Dazu gehört unter anderem das 2007 erlassene und 2017 noch einmal deutlich verschärfte Verbot der Zweckentfremdung von Wohnraum (ZwEWG) und hier besonders bei Gebieten mit angespannten Wohnungsmärkten – was im Landkreis Miesbach bekanntlich fast durchgehend der Fall ist. Hinzu kommt, dass wohl einige Vermieter in der Seegemeinde es versäumt haben, wie es aus dem Schlierseer Rathaus heißt, für bestehende und vor Jahrzehnten genehmigte Ferienwohnungen in reinen Wohngebieten beim Bauamt der Gemeinde nachträglich die baurechtliche Ausnahmegenehmigung zu beantragen.

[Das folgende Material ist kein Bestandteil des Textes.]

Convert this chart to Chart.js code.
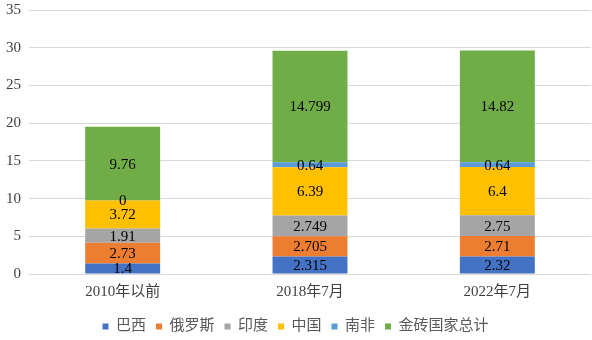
<!DOCTYPE html>
<html>
<head>
<meta charset="utf-8">
<script src="https://cdn.jsdelivr.net/npm/chart.js@4"></script>
<style>
  body { margin: 0; background: #fff; }
  #wrap { width: 592px; height: 340px; }
</style>
</head>
<body>
<div id="wrap"><canvas id="myChart" width="592" height="340"></canvas></div>
<script>
// data
const categories = ['2010年以前', '2018年7月', '2022年7月']
const brazil = [1.4, 2.315, 2.32]
const russia = [2.73, 2.705, 2.71]
const india = [1.91, 2.749, 2.75]
const china = [3.72, 6.39, 6.4]
const southAfrica = [0, 0.64, 0.64]
const brics = [9.76, 14.799, 14.82]

const fontFamily = "'Liberation Serif', 'Noto Sans CJK SC', serif"

// draw value in the middle of every segment
const valueLabels = {
  id: 'valueLabels',
  afterDatasetsDraw(chart) {
    const ctx = chart.ctx
    ctx.save()
    ctx.font = '15px ' + fontFamily
    ctx.fillStyle = '#000'
    ctx.textAlign = 'center'
    ctx.textBaseline = 'middle'
    chart.data.datasets.forEach((ds, i) => {
      const meta = chart.getDatasetMeta(i)
      if (meta.hidden) return
      meta.data.forEach((bar, j) => {
        const y = (bar.y + bar.base) / 2
        ctx.fillText(String(ds.data[j]), bar.x, y + 1)
      })
    })
    ctx.restore()
  }
}

const data = {
  labels: categories,
  datasets: [
    { label: '巴西', data: brazil, backgroundColor: '#4472C4' },
    { label: '俄罗斯', data: russia, backgroundColor: '#ED7D31' },
    { label: '印度', data: india, backgroundColor: '#A5A5A5' },
    { label: '中国', data: china, backgroundColor: '#FFC000' },
    { label: '南非', data: southAfrica, backgroundColor: '#5B9BD5' },
    { label: '金砖国家总计', data: brics, backgroundColor: '#70AD47' }
  ]
}

const config = {
  type: 'bar',
  data,
  options: {
    responsive: false,
    animation: false,
    layout: { padding: { top: 10, right: 1, bottom: -4, left: 0 } },
    datasets: { bar: { categoryPercentage: 1, barPercentage: 0.4 } },
    plugins: {
      tooltip: { enabled: false },
      legend: {
        position: 'bottom',
        labels: {
          boxWidth: 6,
          boxHeight: 6,
          padding: 10,
          color: '#595959',
          font: { family: fontFamily, size: 15, lineHeight: 1 }
        }
      }
    },
    scales: {
      x: {
        stacked: true,
        grid: { display: false },
        border: { display: false },
        ticks: { color: '#404040', font: { family: fontFamily, size: 15, lineHeight: 1 }, padding: 3 },
        afterFit(scale) { scale.height += 6 }
      },
      y: {
        stacked: true,
        min: 0,
        max: 35,
        ticks: { stepSize: 5, color: '#404040', font: { family: fontFamily, size: 15, lineHeight: 1 }, padding: 8 },
        grid: { color: '#d9d9d9', lineWidth: 1, drawTicks: false },
        border: { display: false },
        afterFit(scale) {
          scale.width = 29
          scale.paddingTop = 0
        }
      }
    }
  },
  plugins: [valueLabels]
}

const myChart = new Chart(document.getElementById('myChart'), config)
</script>
</body>
</html>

Wenn aus Mustervermietern illegale Anbieter werden
Diese Versäumnisse können heute unübersehbare Folgen haben und treffen einige Vermieter völlig unvermittelt. Leider war keine der betroffenen Kleinunternehmer bereit, mit uns über das Thema zu reden. Verständlich, da noch völlig unklar ist, wie die Verwaltung der Seegemeinde mit dem komplizierten Thema umgehen wird. Jedenfalls hat Bürgermeister Franz Schnitzenbaumer bereits angekündigt, bei jedem der vorliegenden Fälle eine Einzelfall-Prüfung durchzuführen.
Wahrscheinlich dürften auch am Tegernsee die Mitarbeiter in vielen Gemeinden und auch einige Alt-Vermieter aufgeschreckt sein durch die Entwicklungen am Nachbarsee. Denn wenn nicht im Tegernseer Tal, wo sonst sollte die Regelung für “Gebiete mit angespannten Wohnungsmärkten” gelten? Die hohe Zahl der in Schliersee gefundenen, nicht ordnungsgemäß angemeldeten Ferienwohnungen – sei es beim Tourismusverband, der Gemeinde oder beim Bauamt – wird kein Einzelproblem im Landkreis bleiben.